WHAT IS EXPECTED
Return the lines below exactly, from the first line to the line that contains "1.42, 0.36, 0.38];". Leave out pictures.

DATA SHOWN
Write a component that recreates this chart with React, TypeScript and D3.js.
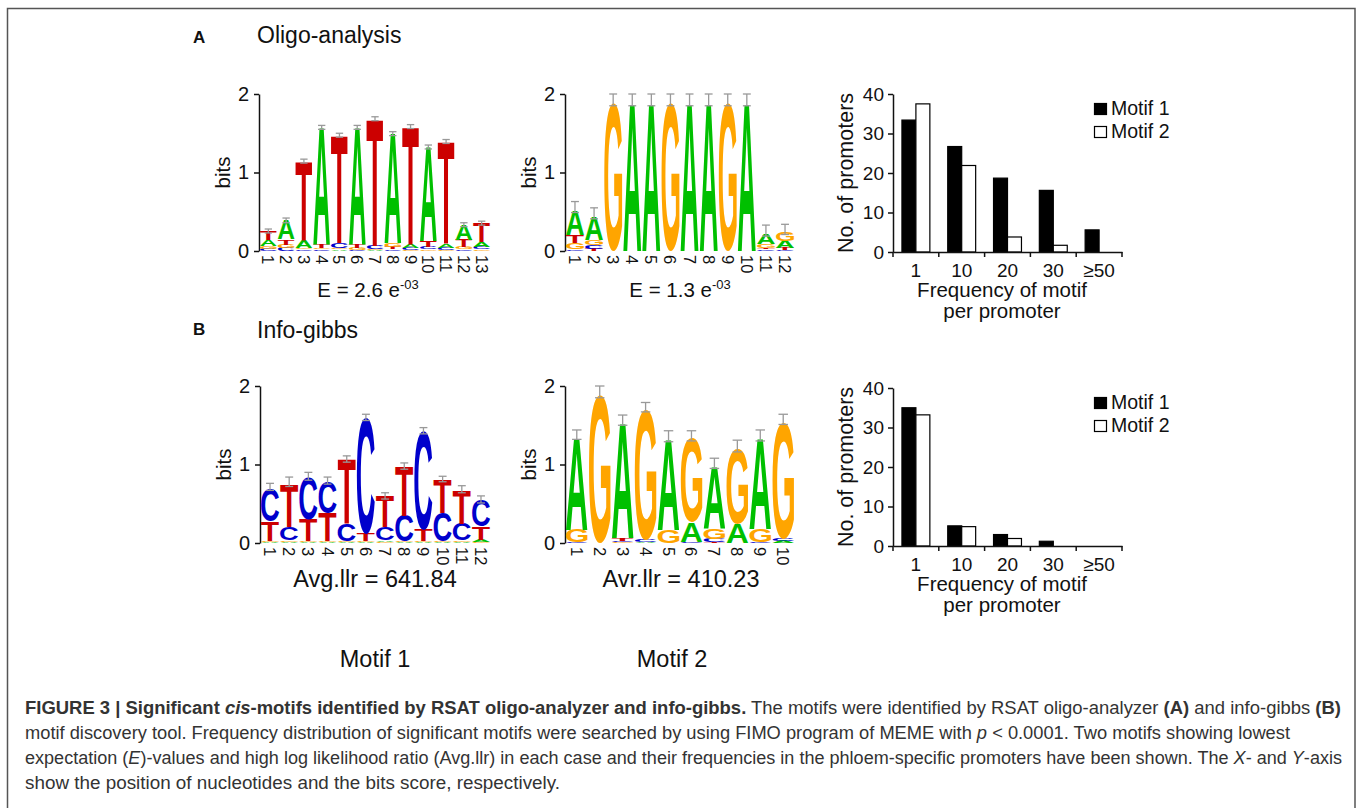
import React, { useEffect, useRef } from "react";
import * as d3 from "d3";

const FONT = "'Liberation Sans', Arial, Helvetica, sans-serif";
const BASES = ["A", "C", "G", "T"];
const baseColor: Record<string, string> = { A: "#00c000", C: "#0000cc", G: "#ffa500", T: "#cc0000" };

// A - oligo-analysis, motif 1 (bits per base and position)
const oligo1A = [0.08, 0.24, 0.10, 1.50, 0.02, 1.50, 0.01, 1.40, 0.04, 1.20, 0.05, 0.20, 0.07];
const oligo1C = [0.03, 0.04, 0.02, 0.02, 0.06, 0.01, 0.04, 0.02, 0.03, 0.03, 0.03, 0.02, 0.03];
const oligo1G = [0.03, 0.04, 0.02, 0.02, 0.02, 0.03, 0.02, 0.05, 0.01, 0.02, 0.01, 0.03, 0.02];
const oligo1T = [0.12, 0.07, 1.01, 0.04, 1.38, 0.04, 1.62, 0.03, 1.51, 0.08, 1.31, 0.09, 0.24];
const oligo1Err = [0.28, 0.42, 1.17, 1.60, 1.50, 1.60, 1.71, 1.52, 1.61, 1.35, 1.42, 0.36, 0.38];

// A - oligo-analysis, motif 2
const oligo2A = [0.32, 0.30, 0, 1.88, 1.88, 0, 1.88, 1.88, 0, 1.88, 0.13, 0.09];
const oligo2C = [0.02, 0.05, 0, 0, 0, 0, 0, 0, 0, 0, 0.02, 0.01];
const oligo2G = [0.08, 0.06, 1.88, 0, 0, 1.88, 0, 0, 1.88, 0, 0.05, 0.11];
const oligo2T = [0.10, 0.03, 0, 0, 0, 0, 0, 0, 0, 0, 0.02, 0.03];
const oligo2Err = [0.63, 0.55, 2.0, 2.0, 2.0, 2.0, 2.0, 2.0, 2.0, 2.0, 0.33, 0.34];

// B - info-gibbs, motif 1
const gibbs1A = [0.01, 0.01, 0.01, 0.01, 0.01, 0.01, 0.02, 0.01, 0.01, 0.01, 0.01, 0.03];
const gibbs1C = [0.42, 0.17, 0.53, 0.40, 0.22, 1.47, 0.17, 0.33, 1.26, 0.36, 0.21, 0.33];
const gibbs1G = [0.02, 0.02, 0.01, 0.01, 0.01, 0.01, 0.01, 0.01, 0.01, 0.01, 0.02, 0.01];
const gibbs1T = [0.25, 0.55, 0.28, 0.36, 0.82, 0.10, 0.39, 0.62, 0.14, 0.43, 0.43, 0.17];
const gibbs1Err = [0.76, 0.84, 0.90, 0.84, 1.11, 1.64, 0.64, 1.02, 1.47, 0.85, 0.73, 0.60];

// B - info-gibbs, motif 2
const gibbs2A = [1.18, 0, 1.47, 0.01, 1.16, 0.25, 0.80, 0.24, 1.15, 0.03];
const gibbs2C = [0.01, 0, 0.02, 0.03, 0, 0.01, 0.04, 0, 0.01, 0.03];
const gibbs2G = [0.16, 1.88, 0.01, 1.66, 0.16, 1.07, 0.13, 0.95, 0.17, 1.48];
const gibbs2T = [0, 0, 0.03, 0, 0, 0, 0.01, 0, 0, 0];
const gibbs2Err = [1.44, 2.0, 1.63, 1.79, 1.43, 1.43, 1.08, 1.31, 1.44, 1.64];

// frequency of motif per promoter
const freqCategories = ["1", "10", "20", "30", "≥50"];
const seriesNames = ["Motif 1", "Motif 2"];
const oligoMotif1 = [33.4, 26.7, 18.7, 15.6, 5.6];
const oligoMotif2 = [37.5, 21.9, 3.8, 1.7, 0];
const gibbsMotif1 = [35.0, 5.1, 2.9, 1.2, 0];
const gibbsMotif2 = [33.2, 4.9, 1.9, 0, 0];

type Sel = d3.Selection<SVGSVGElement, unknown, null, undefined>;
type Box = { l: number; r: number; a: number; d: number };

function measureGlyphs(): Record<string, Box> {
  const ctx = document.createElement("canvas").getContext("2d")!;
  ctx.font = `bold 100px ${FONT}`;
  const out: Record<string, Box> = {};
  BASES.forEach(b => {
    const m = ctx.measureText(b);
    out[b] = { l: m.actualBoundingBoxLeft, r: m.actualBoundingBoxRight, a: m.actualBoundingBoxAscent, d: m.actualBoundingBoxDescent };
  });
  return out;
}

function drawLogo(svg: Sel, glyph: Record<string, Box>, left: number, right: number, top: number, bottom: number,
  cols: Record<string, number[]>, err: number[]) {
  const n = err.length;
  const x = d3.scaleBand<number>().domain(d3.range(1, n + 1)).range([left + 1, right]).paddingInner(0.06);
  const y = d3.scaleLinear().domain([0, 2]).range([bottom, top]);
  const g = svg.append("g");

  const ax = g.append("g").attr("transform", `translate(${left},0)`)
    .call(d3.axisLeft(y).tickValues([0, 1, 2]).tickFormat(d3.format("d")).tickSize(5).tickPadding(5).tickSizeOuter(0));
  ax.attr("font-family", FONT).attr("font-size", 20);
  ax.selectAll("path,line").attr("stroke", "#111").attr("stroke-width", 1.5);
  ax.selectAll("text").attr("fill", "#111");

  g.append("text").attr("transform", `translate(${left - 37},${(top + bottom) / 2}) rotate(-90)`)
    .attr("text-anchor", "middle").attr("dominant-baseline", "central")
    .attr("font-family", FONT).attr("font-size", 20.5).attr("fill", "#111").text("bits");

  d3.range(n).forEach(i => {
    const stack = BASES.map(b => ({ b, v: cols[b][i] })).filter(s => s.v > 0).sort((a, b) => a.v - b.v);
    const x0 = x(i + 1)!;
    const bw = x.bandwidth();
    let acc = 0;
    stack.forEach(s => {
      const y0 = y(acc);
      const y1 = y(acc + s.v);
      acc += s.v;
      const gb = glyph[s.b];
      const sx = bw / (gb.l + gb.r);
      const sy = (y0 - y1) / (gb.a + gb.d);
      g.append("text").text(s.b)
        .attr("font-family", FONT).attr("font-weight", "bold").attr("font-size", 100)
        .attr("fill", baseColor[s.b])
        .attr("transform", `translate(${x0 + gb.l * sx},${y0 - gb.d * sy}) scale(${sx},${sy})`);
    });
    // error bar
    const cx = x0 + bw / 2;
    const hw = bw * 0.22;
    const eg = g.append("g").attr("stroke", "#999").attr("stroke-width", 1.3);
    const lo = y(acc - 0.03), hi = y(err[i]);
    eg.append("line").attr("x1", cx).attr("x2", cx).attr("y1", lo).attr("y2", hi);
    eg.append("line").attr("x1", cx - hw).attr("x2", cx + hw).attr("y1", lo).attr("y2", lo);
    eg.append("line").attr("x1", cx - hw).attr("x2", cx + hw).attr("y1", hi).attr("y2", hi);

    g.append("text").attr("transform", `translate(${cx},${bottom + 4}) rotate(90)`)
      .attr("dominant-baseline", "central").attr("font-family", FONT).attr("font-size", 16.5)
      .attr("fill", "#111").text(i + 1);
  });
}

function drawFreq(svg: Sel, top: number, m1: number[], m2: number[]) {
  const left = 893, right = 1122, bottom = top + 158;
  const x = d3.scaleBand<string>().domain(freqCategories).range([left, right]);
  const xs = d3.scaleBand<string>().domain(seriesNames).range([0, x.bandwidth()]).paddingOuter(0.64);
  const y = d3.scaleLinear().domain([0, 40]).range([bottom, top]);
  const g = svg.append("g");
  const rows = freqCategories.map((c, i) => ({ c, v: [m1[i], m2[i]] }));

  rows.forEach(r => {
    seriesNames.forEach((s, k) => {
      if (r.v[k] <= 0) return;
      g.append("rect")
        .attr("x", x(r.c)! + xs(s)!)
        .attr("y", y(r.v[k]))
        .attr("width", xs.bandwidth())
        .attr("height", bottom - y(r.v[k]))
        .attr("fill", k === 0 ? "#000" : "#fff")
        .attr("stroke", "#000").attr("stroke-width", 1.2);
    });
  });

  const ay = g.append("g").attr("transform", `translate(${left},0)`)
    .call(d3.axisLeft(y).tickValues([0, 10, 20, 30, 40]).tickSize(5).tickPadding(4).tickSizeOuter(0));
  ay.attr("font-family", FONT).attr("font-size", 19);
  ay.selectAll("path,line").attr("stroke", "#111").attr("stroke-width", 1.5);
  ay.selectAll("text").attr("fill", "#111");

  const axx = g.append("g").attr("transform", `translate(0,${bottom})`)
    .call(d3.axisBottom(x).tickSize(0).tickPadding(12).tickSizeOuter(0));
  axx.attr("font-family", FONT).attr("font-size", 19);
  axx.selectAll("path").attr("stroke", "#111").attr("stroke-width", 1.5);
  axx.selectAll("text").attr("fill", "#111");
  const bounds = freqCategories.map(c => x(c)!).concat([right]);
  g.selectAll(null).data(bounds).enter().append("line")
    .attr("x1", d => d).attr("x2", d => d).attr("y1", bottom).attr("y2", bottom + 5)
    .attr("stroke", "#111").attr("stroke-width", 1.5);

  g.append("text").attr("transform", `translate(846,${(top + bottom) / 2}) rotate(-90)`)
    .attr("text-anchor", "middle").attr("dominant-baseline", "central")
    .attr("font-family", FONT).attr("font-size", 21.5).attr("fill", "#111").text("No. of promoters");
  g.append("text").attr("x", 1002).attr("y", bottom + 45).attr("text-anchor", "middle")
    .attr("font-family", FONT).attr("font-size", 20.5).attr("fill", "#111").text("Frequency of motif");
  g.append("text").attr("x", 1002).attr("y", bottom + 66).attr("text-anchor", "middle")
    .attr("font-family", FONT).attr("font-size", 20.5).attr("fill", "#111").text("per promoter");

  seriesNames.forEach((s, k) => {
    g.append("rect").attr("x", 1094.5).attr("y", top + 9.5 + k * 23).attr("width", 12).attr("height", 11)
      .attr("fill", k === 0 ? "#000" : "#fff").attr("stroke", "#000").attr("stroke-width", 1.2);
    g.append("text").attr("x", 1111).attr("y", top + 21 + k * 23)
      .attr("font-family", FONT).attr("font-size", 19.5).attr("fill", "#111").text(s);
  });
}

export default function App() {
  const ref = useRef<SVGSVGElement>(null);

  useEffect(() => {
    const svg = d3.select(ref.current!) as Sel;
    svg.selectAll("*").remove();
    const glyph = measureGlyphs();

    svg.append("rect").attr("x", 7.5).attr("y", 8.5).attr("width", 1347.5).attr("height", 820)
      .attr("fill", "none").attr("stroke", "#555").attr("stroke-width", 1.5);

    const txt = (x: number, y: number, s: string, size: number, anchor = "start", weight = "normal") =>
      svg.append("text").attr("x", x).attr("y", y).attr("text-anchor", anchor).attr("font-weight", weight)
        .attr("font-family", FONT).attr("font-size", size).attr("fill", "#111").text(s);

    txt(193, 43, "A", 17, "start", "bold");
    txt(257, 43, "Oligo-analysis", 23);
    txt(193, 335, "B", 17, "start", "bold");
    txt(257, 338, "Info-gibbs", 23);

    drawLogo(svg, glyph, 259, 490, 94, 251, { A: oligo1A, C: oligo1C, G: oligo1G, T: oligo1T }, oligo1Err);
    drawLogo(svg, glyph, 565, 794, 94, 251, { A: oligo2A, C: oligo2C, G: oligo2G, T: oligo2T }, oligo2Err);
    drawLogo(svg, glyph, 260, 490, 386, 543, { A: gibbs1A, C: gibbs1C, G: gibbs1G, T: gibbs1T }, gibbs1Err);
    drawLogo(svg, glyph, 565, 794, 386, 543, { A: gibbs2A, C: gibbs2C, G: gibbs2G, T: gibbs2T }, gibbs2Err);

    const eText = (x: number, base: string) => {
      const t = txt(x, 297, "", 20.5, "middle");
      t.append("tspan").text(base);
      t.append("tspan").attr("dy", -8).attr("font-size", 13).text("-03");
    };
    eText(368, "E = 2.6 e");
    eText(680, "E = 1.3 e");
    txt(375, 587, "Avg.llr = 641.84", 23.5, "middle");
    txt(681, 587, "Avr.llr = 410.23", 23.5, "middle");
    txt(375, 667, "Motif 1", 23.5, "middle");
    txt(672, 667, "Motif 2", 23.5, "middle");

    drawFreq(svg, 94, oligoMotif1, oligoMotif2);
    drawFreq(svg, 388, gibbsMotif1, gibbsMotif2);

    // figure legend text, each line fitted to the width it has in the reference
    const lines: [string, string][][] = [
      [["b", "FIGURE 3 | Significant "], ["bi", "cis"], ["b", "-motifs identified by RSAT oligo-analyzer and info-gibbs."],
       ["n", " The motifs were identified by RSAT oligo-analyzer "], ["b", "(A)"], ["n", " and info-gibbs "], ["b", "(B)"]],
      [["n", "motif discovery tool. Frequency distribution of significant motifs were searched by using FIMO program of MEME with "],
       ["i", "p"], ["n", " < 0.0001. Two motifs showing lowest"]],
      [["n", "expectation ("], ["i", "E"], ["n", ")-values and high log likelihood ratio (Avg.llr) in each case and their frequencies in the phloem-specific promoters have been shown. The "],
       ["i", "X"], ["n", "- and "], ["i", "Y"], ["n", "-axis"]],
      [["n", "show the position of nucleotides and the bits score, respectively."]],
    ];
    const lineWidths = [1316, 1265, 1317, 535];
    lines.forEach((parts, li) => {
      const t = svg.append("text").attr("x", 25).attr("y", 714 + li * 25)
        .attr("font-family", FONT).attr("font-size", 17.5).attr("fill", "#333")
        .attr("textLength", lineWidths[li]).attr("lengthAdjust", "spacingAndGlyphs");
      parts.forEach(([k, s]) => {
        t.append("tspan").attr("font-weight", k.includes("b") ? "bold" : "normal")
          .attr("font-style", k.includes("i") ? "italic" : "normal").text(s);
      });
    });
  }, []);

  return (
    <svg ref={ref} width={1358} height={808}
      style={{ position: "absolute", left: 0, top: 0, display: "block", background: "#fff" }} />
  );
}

FINAL RESULT
Write a component that recreates this chart with React, TypeScript and D3.js.
import React, { useEffect, useRef } from "react";
import * as d3 from "d3";

const FONT = "'Liberation Sans', Arial, Helvetica, sans-serif";
const BASES = ["A", "C", "G", "T"];
const baseColor: Record<string, string> = { A: "#00c000", C: "#0000cc", G: "#ffa500", T: "#cc0000" };

// A - oligo-analysis, motif 1 (bits per base and position)
const oligo1A = [0.08, 0.24, 0.10, 1.50, 0.02, 1.50, 0.01, 1.40, 0.04, 1.20, 0.05, 0.20, 0.07];
const oligo1C = [0.03, 0.04, 0.02, 0.02, 0.06, 0.01, 0.04, 0.02, 0.03, 0.03, 0.03, 0.02, 0.03];
const oligo1G = [0.03, 0.04, 0.02, 0.02, 0.02, 0.03, 0.02, 0.05, 0.01, 0.02, 0.01, 0.03, 0.02];
const oligo1T = [0.12, 0.07, 1.01, 0.04, 1.38, 0.04, 1.62, 0.03, 1.51, 0.08, 1.31, 0.09, 0.24];
const oligo1Err = [0.28, 0.42, 1.17, 1.60, 1.50, 1.60, 1.71, 1.52, 1.61, 1.35, 1.42, 0.36, 0.38];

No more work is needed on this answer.